Chris: I have here a receipt from Pawnee Supersuites Motel. Leslie Knope submitted that receipt for reimbursement. Taxpayers' money is not meant to be spent on a romantic getaway.
Leslie Knope: Donna, will you please describe what we were wearing the evening you saw us?
Donna: Um, khakis and button-down shirts, your basic white people clothes.
Leslie Knope: And when you walked into the room, what did it look like? Did it look like anything romantic had happened?
Donna: Oh, hell, no. I have ruined my share of hotel rooms, and trust me, nothing sexual happened in that room. It kind of looked like an office.

Quote from Chris

Chris: Leslie Knope! Good morning! It is snowing outside. Isn't that great?
Leslie Knope: You seem like you're in a good mood.
Chris: Actually, I'm quite miserable. I admire and respect you, and dragging you through an ethics trial is filling me with sadness. I have never felt so low.
Leslie Knope: Well, you're radiating pure joy.

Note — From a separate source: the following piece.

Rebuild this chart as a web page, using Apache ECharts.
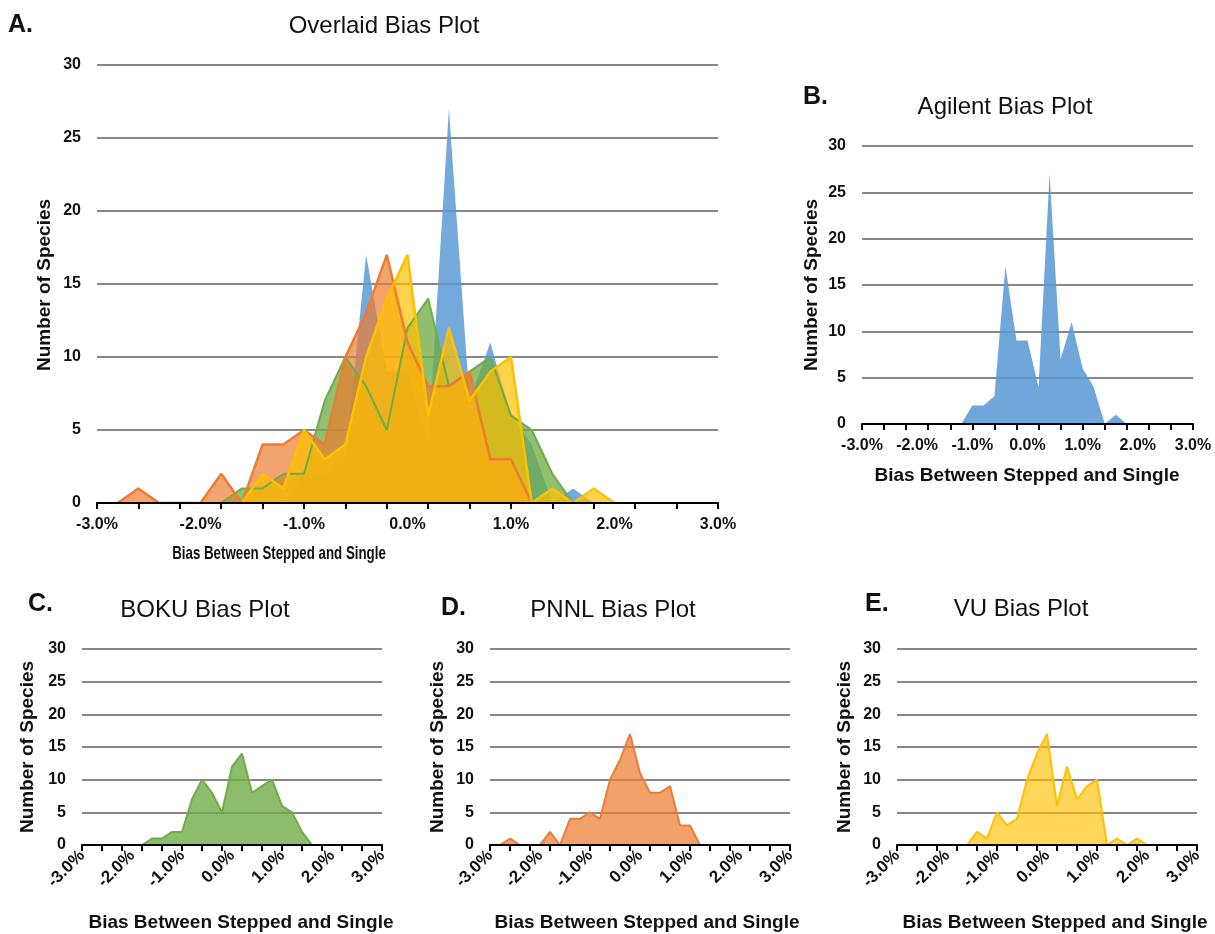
<!DOCTYPE html>
<html><head><meta charset="utf-8">
<script src="https://cdn.jsdelivr.net/npm/echarts@6/dist/echarts.min.js"></script>
<style>html,body{margin:0;padding:0;background:#fff}#c{width:1215px;height:934px}</style>
</head><body><div id="c"></div>
<script>
// Bias bins (category axis, 0.2% step)
const categories = ['-3.0%','-2.8%','-2.6%','-2.4%','-2.2%','-2.0%','-1.8%','-1.6%','-1.4%','-1.2%',
  '-1.0%','-0.8%','-0.6%','-0.4%','-0.2%','0.0%','0.2%','0.4%','0.6%','0.8%',
  '1.0%','1.2%','1.4%','1.6%','1.8%','2.0%','2.2%','2.4%','2.6%','2.8%','3.0%'];
// Number of species per bin
const agilent = [null,null,null,null,null,null,null,null,null,0, 2,2,3,17,9,9,4,27,7,11, 6,4,0,1,0,null,null,null,null,null,null];
const boku    = [null,null,null,null,null,null,0,1,1,2, 2,7,10,8,5,12,14,8,9,10, 6,5,2,0,null,null,null,null,null,null,null];
const pnnl    = [null,0,1,0,0,0,2,0,4,4, 5,4,10,13,17,11,8,8,9,3, 3,0,null,null,null,null,null,null,null,null,null];
const vu      = [null,null,null,null,null,null,null,0,2,1, 5,3,4,10,14,17,6,12,7,9, 10,0,1,0,1,0,null,null,null,null,null];
const yMax = 30, yStep = 5;

const C = {blue:'#5B9BD5', orange:'#ED7D31', green:'#70AD47', yellow:'#FFC000'};
const FONT = "'Liberation Sans', Arial, sans-serif";

const grids = [
  {left:97, top:65, width:621, height:438},
  {left:862, top:146, width:331, height:278},
  {left:82, top:649, width:300, height:196},
  {left:490, top:649, width:300, height:196},
  {left:897, top:649, width:300, height:196}
].map(g => Object.assign({outerBoundsMode:'none', containLabel:false}, g));

function xAxis(i, rotated, main) {
  return {
    type:'category', gridIndex:i, data:categories, boundaryGap:false, z:5,
    axisLine:{lineStyle:{color:'#000', width:2}},
    axisTick:{show:true, interval:1, length:6, lineStyle:{color:'#000', width:2}},
    axisLabel:{interval:4, rotate: rotated ? 45 : 0, fontWeight:'bold', fontSize: rotated ? 17 : 16,
      fontFamily: FONT, color:'#111', margin: rotated ? 8 : 14,
      hideOverlap:false},
    splitLine:{show:false}
  };
}
function yAxis(i) {
  return {
    type:'value', gridIndex:i, min:0, max:yMax, interval:yStep,
    axisLine:{show:false}, axisTick:{show:false},
    splitLine:{show:true, lineStyle:{color:'#878787', width:2}},
    axisLabel:{fontWeight:'bold', fontSize:16, fontFamily:FONT, color:'#111', margin:16}
  };
}
function area(i, data, color, fillOp, lineW) {
  return {
    type:'line', xAxisIndex:i, yAxisIndex:i, data:data, symbol:'none', smooth:false,
    connectNulls:false, silent:true,
    lineStyle:{color:color, width:lineW, opacity: lineW > 0 ? 1 : 0},
    itemStyle:{color:color},
    areaStyle:{color:color, opacity:fillOp}
  };
}

function txt(x, y, text, font, opts) {
  opts = opts || {};
  return {
    type:'text', x:x, y:y, rotation: opts.rot || 0, scaleX: opts.sx || 1, z:20,
    style:{text:text, font:font, fill:'#111', align:opts.align || 'center', verticalAlign:'middle',
      textAlign:opts.align || 'center', textVerticalAlign:'middle'}
  };
}
const titleFont = "24px " + FONT;
const letterFont = "bold 25px " + FONT;
const yFont = "bold 19px " + FONT;
const xName = 'Bias Between Stepped and Single';
const yName = 'Number of Species';

const graphics = [
  txt(8, 25, 'A.', letterFont, {align:'left'}),
  txt(384, 26, 'Overlaid Bias Plot', titleFont),
  txt(279, 554, xName, "bold 19px " + FONT, {sx:0.7}),
  txt(45, 285, yName, yFont, {rot:Math.PI/2}),

  txt(803, 97, 'B.', letterFont, {align:'left'}),
  txt(1005, 107, 'Agilent Bias Plot', titleFont),
  txt(1027, 476, xName, "bold 19px " + FONT),
  txt(812, 285, yName, yFont, {rot:Math.PI/2}),

  txt(28, 604, 'C.', letterFont, {align:'left'}),
  txt(205, 610, 'BOKU Bias Plot', titleFont),
  txt(241, 923, xName, "bold 19px " + FONT),
  txt(28, 747, yName, yFont, {rot:Math.PI/2}),

  txt(441, 608, 'D.', letterFont, {align:'left'}),
  txt(613, 610, 'PNNL Bias Plot', titleFont),
  txt(647, 923, xName, "bold 19px " + FONT),
  txt(438, 747, yName, yFont, {rot:Math.PI/2}),

  txt(865, 604, 'E.', letterFont, {align:'left'}),
  txt(1021, 609, 'VU Bias Plot', titleFont),
  txt(1055, 923, xName, "bold 19px " + FONT),
  txt(845, 747, yName, yFont, {rot:Math.PI/2})
];

const option = {
  animation:false,
  backgroundColor:'#fff',
  grid: grids,
  xAxis: [xAxis(0,false,true), xAxis(1,false,false), xAxis(2,true,false), xAxis(3,true,false), xAxis(4,true,false)],
  yAxis: [yAxis(0), yAxis(1), yAxis(2), yAxis(3), yAxis(4)],
  series: [
    area(0, agilent, C.blue, 0.85, 0),
    area(0, boku, C.green, 0.78, 2),
    area(0, pnnl, C.orange, 0.7, 2.5),
    area(0, vu, C.yellow, 0.7, 2.5),
    area(1, agilent, C.blue, 0.88, 0),
    area(2, boku, C.green, 0.8, 2),
    area(3, pnnl, C.orange, 0.72, 2),
    area(4, vu, C.yellow, 0.65, 2)
  ],
  graphic: graphics
};
const chart = echarts.init(document.getElementById('c'), null, {renderer:'canvas'});
chart.setOption(option);
</script></body></html>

Chris: I went to my herbalist and got two B-12 shots. And then I ate an unreasonable amount of St. John's wort, and my herbalist took this weird bee pollen paste rubbed it around my gums. And now my mouth feels like a spaceship.
[aside to camera:]
Chris: This is stressful. And stress leads to depression. And if I don't maintain an extremely high dosages of herbal remedies, I will get very depressed. Oh, God. It's happening right now.